県内に伝わる奴を紹介する企画展=高松市亀水町、瀬戸内海歴史民俗資料館

県内に伝わる奴を紹介する企画展=高松市亀水町、瀬戸内海歴史民俗資料館


 同館によると、奴行列は江戸時代の大名行列の芸能が地域の祭りに取り入れられたとされ、全国で報告がある約600件のうち約100件が香川に伝わり、全国有数の密度を誇るという。会場では写真で60カ所、映像で48カ所の奴を紹介しているほか、行列に使う道具や衣装も展示している。

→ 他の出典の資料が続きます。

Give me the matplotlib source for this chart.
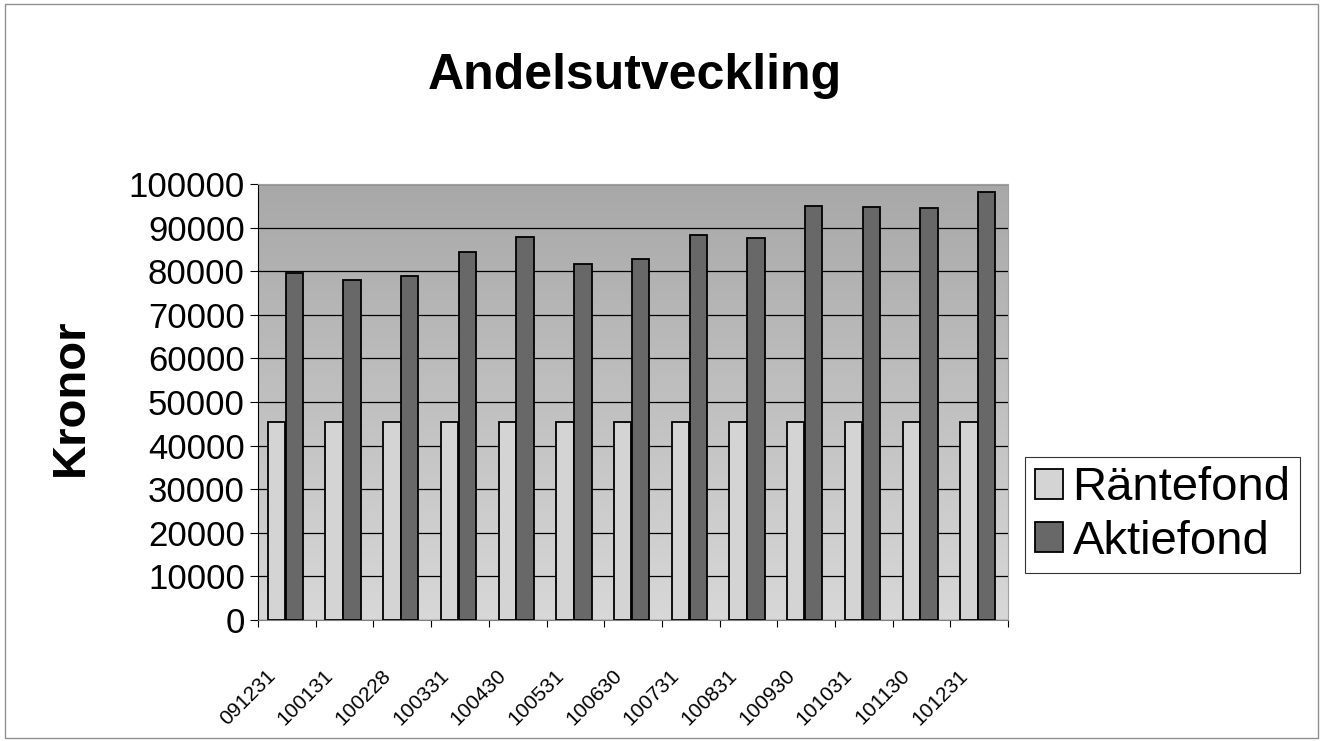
import numpy as np
import matplotlib
matplotlib.use("Agg")
import matplotlib.pyplot as plt
from matplotlib.patches import Rectangle
from matplotlib.colors import LinearSegmentedColormap

# Data
datum = ["091231", "100131", "100228", "100331", "100430", "100531", "100630",
         "100731", "100831", "100930", "101031", "101130", "101231"]
rantefond = [45500, 45500, 45500, 45500, 45500, 45500, 45500,
             45500, 45500, 45500, 45500, 45500, 45500]
aktiefond = [79600, 77900, 79000, 84400, 87900, 81600, 82700,
             88300, 87700, 95000, 94700, 94400, 98200]
y_ticks = list(range(0, 100001, 10000))

plt.rcParams['font.family'] = ['Liberation Sans', 'DejaVu Sans']

fig = plt.figure(figsize=(13.23, 7.41), dpi=100)
fig.patches.append(Rectangle((0.004, 0.004), 0.992, 0.99, transform=fig.transFigure,
                             fill=False, edgecolor='#909090', linewidth=1.0))

ax = fig.add_axes([0.195, 0.1633, 0.567, 0.5884])

n = len(datum)
x = np.arange(n)

# gradient background (darker at top)
grad = np.linspace(0, 1, 256).reshape(-1, 1)
ax.imshow(grad, cmap=LinearSegmentedColormap.from_list("bg", ["#d8d8d8", "#a8a8a8"]),
          aspect='auto', extent=(-0.5, n - 0.5, 0, 100000), origin='lower', zorder=0)

ax.bar(x - 0.18, rantefond, width=0.3, color='#d4d4d4', edgecolor='black',
       linewidth=1.3, label='Räntefond', zorder=3)
ax.bar(x + 0.13, aktiefond, width=0.3, color='#686868', edgecolor='black',
       linewidth=1.3, label='Aktiefond', zorder=3)

ax.set_xlim(-0.5, n - 0.5)
ax.set_ylim(0, 100000)
ax.set_yticks(y_ticks)
ax.set_yticklabels([str(v) for v in y_ticks], fontsize=25)
ax.grid(axis='y', color='black', linewidth=0.9, zorder=1)
ax.set_axisbelow(True)

# category ticks at boundaries, labels rotated
ax.set_xticks(np.arange(n + 1) - 0.5, minor=False)
ax.set_xticklabels([""] * (n + 1))
ax.set_xticks(x - 0.25, minor=True)
ax.set_xticklabels(datum, minor=True, rotation=45, ha='right', va='center',
                   rotation_mode='anchor', fontsize=15)
ax.tick_params(axis='x', which='minor', length=0, pad=38)
ax.tick_params(axis='x', which='major', length=5, direction='out')
ax.tick_params(axis='y', length=6, direction='out')

for side in ['top', 'right']:
    ax.spines[side].set_color('#a0a0a0')
ax.spines['left'].set_color('black')
ax.spines['bottom'].set_color('#808080')

ax.set_ylabel("Kronor", fontsize=34, fontweight='bold')
ax.yaxis.set_label_coords(-0.22, 0.51)
fig.suptitle("Andelsutveckling", fontsize=36, fontweight='bold', x=0.48, y=0.929)

leg = fig.legend(loc='center left', bbox_to_anchor=(0.775, 0.305), fontsize=34,
                 frameon=True, fancybox=False, edgecolor='black',
                 handlelength=0.6, handleheight=0.6, handletextpad=0.2,
                 borderpad=0.2, labelspacing=0.2, borderaxespad=0)
leg.get_frame().set_linewidth(0.8)

fig.savefig("out.png", dpi=100)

 このうち、東かがわ市引田の誉田八幡宮に伝わる「投げ奴」は、持ち手が跳びながら巨大な鳥毛を投げて受ける豪快な芸が見どころ。一方、旧丸亀市や善通寺市では人々が輪になって甚句をうたうなど、行列とは異なる形式が伝わっている。ほかにも、草履や傘を使って舞を披露するものや、子どもたちが奴の芸を担う「小奴(こやっこ)」も見られる。
 実物史料は、坂出市王越町の喜佐波神社の大鳥毛や挟み箱などを陳列。高松松平家から下賜されたと伝わり、地元で大切に受け継がれてきたことを物語っている。
 近年は新型コロナウイルス禍で中断した地域が多く、再開の動きはあるものの、少子高齢化によって次世代への伝承が課題となっている。同展担当の田井静明専門職員は「香川の祭りでは獅子舞や太鼓台が知られているが、奴行列も大きな特徴。バリエーションの豊かさを知ることで、後世に伝える大切さを再認識してほしい」と話している。
 入場無料。2月15日午前10時から同館研修室で、講座「香川の奴風流」(要申し込み、無料)がある。問い合わせは瀬戸内海歴史民俗資料館、電話087-881-4707。